Adapun pada ketentuan restitusi dipercepat, pemerintah akan menaikkan batas maksimal restitusi PPN yang dipercepat untuk pengusaha kena pajak, dari yang berlaku saat ini Rp1 miliar menjadi Rp5 miliar.
Memang dari paket stimulus yang segera keluar itu tidak semuanya menyentuh sektor UMKM. Minimal, dari stimulus perpajakan itu--PPh pasal 21 untuk industri, PPh pasal 22, dan PPh pasal 25, serta percepatan restitusi PPN—sektor UMKM bisa ikut menikmati stimulus penangguhan pajak di PPh pasal 25.
Bisa jadi ini tentu menjadi kabar gembira dan sangat menolong bagi sektor tersebut. Saat ini pelaku UMKM telah diberikan keringanan melalui Peraturan Pemerintah 23/2018 tentang Pajak Penghasilan Dari Usaha yang Diterima Atau Diperoleh Wajib Pajak yang Memiliki Pendapatan Bruto Tertentu. Dalam PP itu, pelaku UMKM dikenai tarif pajak penghasilan (PPh) Final dalam jangka waktu tertentu sebesar 0,5%.

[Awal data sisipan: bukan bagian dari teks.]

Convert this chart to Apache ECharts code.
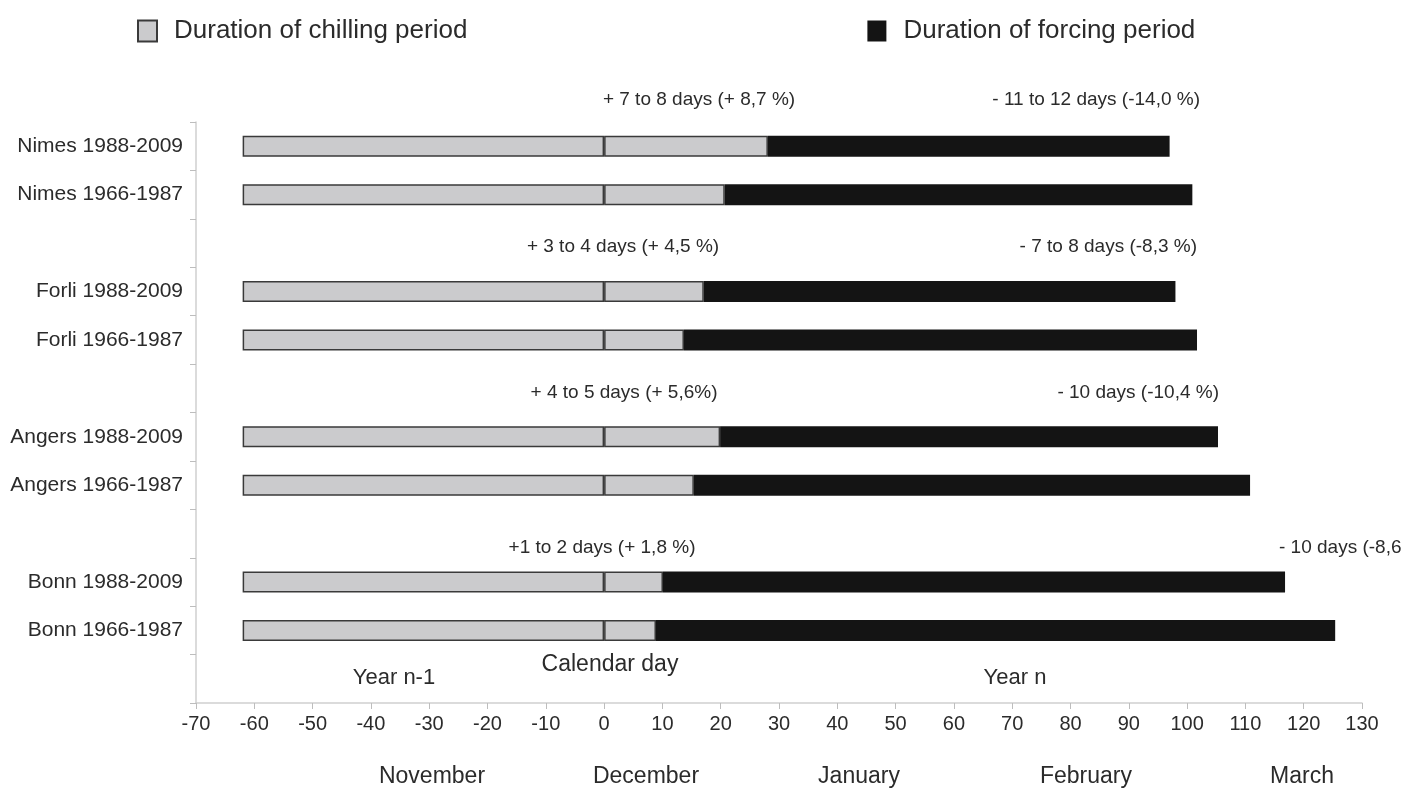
<!DOCTYPE html>
<html>
<head>
<meta charset="utf-8">
<script src="https://cdn.jsdelivr.net/npm/echarts@6/dist/echarts.min.js"></script>
<style>
html,body{margin:0;padding:0;background:#fff;}
#chart{width:1424px;height:792px;}
</style>
</head>
<body>
<div id="chart"></div>
<script>
// ---- data ----
const categories = ['Nimes 1988-2009','Nimes 1966-1987','','Forli 1988-2009','Forli 1966-1987','','Angers 1988-2009','Angers 1966-1987','','Bonn 1988-2009','Bonn 1966-1987',''];
const chillStart = [-62, -62, null, -62, -62, null, -62, -62, null, -62, -62, null];
const chillEnd   = [28.1, 20.7, null, 17.1, 13.7, null, 19.9, 15.4, null, 10.1, 8.9, null];
const forceEnd   = [97.0, 100.9, null, 98.0, 101.7, null, 105.3, 110.8, null, 116.8, 125.4, null];
const xTicks = [-70,-60,-50,-40,-30,-20,-10,0,10,20,30,40,50,60,70,80,90,100,110,120,130];
const months = ['November','December','January','February','March'];
const chillChange = ['+ 7 to 8 days (+ 8,7 %)','+ 3 to 4 days (+ 4,5 %)','+ 4 to 5 days (+ 5,6%)','+1 to 2 days (+ 1,8 %)'];
const forceChange = ['- 11 to 12 days (-14,0 %)','- 7 to 8 days (-8,3 %)','- 10 days (-10,4 %)','- 10 days (-8,6'];
const seriesNames = ['Duration of chilling period','Duration of forcing period'];

// ---- derived ----
const chillBefore = chillStart.map(v => v == null ? '-' : v);
const chillAfter = chillEnd.map(v => v == null ? '-' : v);
const forcing = forceEnd.map((v, i) => v == null ? '-' : +(v - chillEnd[i]).toFixed(2));

const FONT = '"Liberation Sans", Arial, Helvetica, sans-serif';
const TXT = '#2b2b2b';

const chart = echarts.init(document.getElementById('chart'), null, {renderer: 'canvas'});

const chillStyle = {color: '#cbcbcd', borderColor: '#3a3a3a', borderWidth: 1.5};
const forceStyle = {color: '#141414', borderColor: '#141414', borderWidth: 0};

function txt(text, x, y, size, align) {
  return {type: 'text', x: x, y: y, style: {text: text, fill: TXT, font: size + 'px ' + FONT, textAlign: align || 'center', textVerticalAlign: 'middle'}};
}

const monthX = [432, 646, 859, 1086, 1302];
const annY = [100, 247, 393, 548];
const annChillX = [699, 623, 624, 602];
const annForceRight = [1200, 1197, 1219, null];

const graphics = [];
months.forEach((m, i) => graphics.push(txt(m, monthX[i], 777, 23)));
graphics.push(txt('Calendar day', 610, 665, 23));
graphics.push(txt('Year n-1', 394, 678, 22));
graphics.push(txt('Year n', 1015, 678, 22));
chillChange.forEach((t, i) => graphics.push(txt(t, annChillX[i], annY[i], 19)));
forceChange.forEach((t, i) => {
  if (annForceRight[i] != null) graphics.push(txt(t, annForceRight[i], annY[i], 19, 'right'));
  else graphics.push(txt(t, 1279, annY[i], 19, 'left'));
});

chart.setOption({
  animation: false,
  backgroundColor: '#ffffff',
  legend: {
    left: 132, top: 13,
    itemWidth: 19, itemHeight: 21,
    itemGap: 400,
    icon: 'rect',
    data: seriesNames,
    textStyle: {fontFamily: FONT, fontSize: 26, color: TXT, padding: [0, 0, 0, 12]}
  },
  grid: {left: 196, right: 62, top: 122, bottom: 89, containLabel: false},
  xAxis: {
    type: 'value',
    min: -70, max: 130, interval: 10,
    axisLine: {show: true, onZero: false, lineStyle: {color: '#cfcfcf', width: 1.5}},
    axisTick: {show: true, length: 6, lineStyle: {color: '#bdbdbd'}},
    splitLine: {show: false},
    axisLabel: {
      margin: 11, fontFamily: FONT, fontSize: 20, color: TXT,
      formatter: v => xTicks.indexOf(v) >= 0 ? String(v) : ''
    }
  },
  yAxis: {
    type: 'category',
    inverse: true,
    data: categories,
    axisLine: {show: true, onZero: false, lineStyle: {color: '#cfcfcf', width: 1.5}},
    axisTick: {show: true, length: 6, alignWithLabel: false, interval: 0, lineStyle: {color: '#bdbdbd'}},
    axisLabel: {margin: 13, fontFamily: FONT, fontSize: 21, color: TXT, interval: 0}
  },
  series: [
    {name: seriesNames[0], type: 'bar', stack: 'p', barWidth: 21, data: chillBefore, itemStyle: chillStyle},
    {name: seriesNames[0], type: 'bar', stack: 'p', barWidth: 21, data: chillAfter, itemStyle: chillStyle},
    {name: seriesNames[1], type: 'bar', stack: 'p', barWidth: 21, data: forcing, itemStyle: forceStyle}
  ],
  graphic: graphics
});
</script>
</body>
</html>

Begitu juga soal pendanaan. Sektor itu juga telah mendapatkan berbagai kemudahan. Salah satunya adalah penurunan suku bunga Kredit Usaha Rakyat (KUR) dari 7% ke 6%.
Pemerintah sangat memahami sektor itu adalah penyangga ekonomi nasional. Oleh karena pemerintah pun sudah merencanakan menaikkan penyediaan bagi KUR menjadi Rp190 triliun pada 2020 dan terus meningkat secara bertahap sampai Rp325 triliun di 2024. Pun demikian dengan peningkatan KUR Mikro dari Rp25 juta menjadi Rp50 juta per debitur.
Belum lagi, dalam RUU Cipta Kerja pemerintah kembali memudahkan setiap orang yang ingin membentuk UMKM. Bila selama ini diperlukan untuk membentuk Perseroan Terbatas (PT), dalam RUU itu untuk membuat UMKM hanya diperlukan Nomor Induk Berusaha (NIB).
Masih di RUU Cipta Kerja, pemerintah juga mengusulkan pengalokasian Dana Alokasi Khusus (DAK) untuk pembiayaan dan pemberdayaan UMKM. Akan tetapi, itu tidak bisa dilakukan segera lantaran harus menunggu RUU Cipta Kerja disahkan oleh DPR. Kita tunggu saja realisasi stimulus untuk sektor UMKM tersebut.
Dengan terus didorongnya pertumbuhan UMKM dengan berbagai kebijakan, harapannya sektor UMKM menjadi kuat. Produk yang dihasilkan akan mampu bersaing dan terus memberikan kontribusi yang besar pada pertumbuhan ekonomi nasional.